-- Begin Information supplied --

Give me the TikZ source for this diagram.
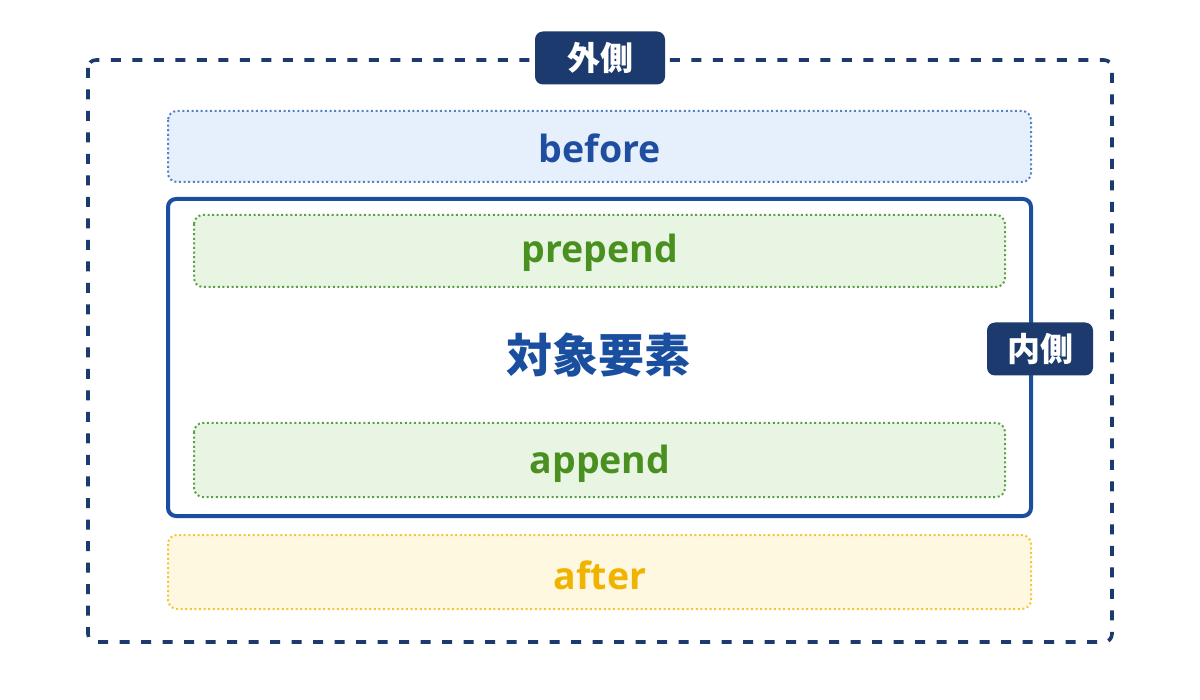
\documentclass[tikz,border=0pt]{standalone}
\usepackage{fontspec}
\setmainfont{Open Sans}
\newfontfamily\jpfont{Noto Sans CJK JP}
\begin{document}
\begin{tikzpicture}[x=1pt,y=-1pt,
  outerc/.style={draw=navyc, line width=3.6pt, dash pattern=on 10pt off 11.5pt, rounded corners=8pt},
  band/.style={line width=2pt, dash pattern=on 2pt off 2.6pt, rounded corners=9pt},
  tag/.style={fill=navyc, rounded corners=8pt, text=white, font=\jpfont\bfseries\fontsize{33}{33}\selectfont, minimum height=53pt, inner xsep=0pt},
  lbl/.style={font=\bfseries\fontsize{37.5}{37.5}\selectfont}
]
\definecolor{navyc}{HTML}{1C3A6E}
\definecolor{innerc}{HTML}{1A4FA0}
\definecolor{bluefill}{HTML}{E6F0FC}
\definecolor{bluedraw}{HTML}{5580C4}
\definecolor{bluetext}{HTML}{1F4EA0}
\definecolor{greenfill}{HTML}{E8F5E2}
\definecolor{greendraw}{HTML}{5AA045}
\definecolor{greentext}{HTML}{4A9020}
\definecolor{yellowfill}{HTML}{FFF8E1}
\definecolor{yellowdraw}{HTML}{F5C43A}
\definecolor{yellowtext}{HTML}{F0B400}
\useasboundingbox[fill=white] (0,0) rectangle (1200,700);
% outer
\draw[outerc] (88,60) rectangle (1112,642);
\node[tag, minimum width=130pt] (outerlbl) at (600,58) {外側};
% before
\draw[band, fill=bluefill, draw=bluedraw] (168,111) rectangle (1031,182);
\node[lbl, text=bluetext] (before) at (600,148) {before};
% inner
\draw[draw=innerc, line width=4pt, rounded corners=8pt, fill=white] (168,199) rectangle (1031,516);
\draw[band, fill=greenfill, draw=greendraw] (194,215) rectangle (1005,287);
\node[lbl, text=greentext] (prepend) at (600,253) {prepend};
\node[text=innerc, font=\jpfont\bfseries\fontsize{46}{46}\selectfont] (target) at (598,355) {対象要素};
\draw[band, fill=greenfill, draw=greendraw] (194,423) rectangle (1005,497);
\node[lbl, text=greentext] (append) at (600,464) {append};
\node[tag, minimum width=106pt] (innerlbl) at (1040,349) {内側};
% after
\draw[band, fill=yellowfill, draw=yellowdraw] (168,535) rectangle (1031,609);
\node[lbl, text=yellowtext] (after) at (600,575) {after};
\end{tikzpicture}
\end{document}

-- End Information supplied --

→ **Given problem**: Go through the listing above and write it out again exactly, dropping the pictures.

→ **Complete response**:
Give me the TikZ source for this diagram.
\documentclass[tikz,border=0pt]{standalone}
\usepackage{fontspec}
\setmainfont{Open Sans}
\newfontfamily\jpfont{Noto Sans CJK JP}
\begin{document}
\begin{tikzpicture}[x=1pt,y=-1pt,
  outerc/.style={draw=navyc, line width=3.6pt, dash pattern=on 10pt off 11.5pt, rounded corners=8pt},
  band/.style={line width=2pt, dash pattern=on 2pt off 2.6pt, rounded corners=9pt},
  tag/.style={fill=navyc, rounded corners=8pt, text=white, font=\jpfont\bfseries\fontsize{33}{33}\selectfont, minimum height=53pt, inner xsep=0pt},
  lbl/.style={font=\bfseries\fontsize{37.5}{37.5}\selectfont}
]
\definecolor{navyc}{HTML}{1C3A6E}
\definecolor{innerc}{HTML}{1A4FA0}
\definecolor{bluefill}{HTML}{E6F0FC}
\definecolor{bluedraw}{HTML}{5580C4}
\definecolor{bluetext}{HTML}{1F4EA0}
\definecolor{greenfill}{HTML}{E8F5E2}
\definecolor{greendraw}{HTML}{5AA045}
\definecolor{greentext}{HTML}{4A9020}
\definecolor{yellowfill}{HTML}{FFF8E1}
\definecolor{yellowdraw}{HTML}{F5C43A}
\definecolor{yellowtext}{HTML}{F0B400}
\useasboundingbox[fill=white] (0,0) rectangle (1200,700);
% outer
\draw[outerc] (88,60) rectangle (1112,642);
\node[tag, minimum width=130pt] (outerlbl) at (600,58) {外側};
% before
\draw[band, fill=bluefill, draw=bluedraw] (168,111) rectangle (1031,182);
\node[lbl, text=bluetext] (before) at (600,148) {before};
% inner
\draw[draw=innerc, line width=4pt, rounded corners=8pt, fill=white] (168,199) rectangle (1031,516);
\draw[band, fill=greenfill, draw=greendraw] (194,215) rectangle (1005,287);
\node[lbl, text=greentext] (prepend) at (600,253) {prepend};
\node[text=innerc, font=\jpfont\bfseries\fontsize{46}{46}\selectfont] (target) at (598,355) {対象要素};
\draw[band, fill=greenfill, draw=greendraw] (194,423) rectangle (1005,497);
\node[lbl, text=greentext] (append) at (600,464) {append};
\node[tag, minimum width=106pt] (innerlbl) at (1040,349) {内側};
% after
\draw[band, fill=yellowfill, draw=yellowdraw] (168,535) rectangle (1031,609);
\node[lbl, text=yellowtext] (after) at (600,575) {after};
\end{tikzpicture}
\end{document}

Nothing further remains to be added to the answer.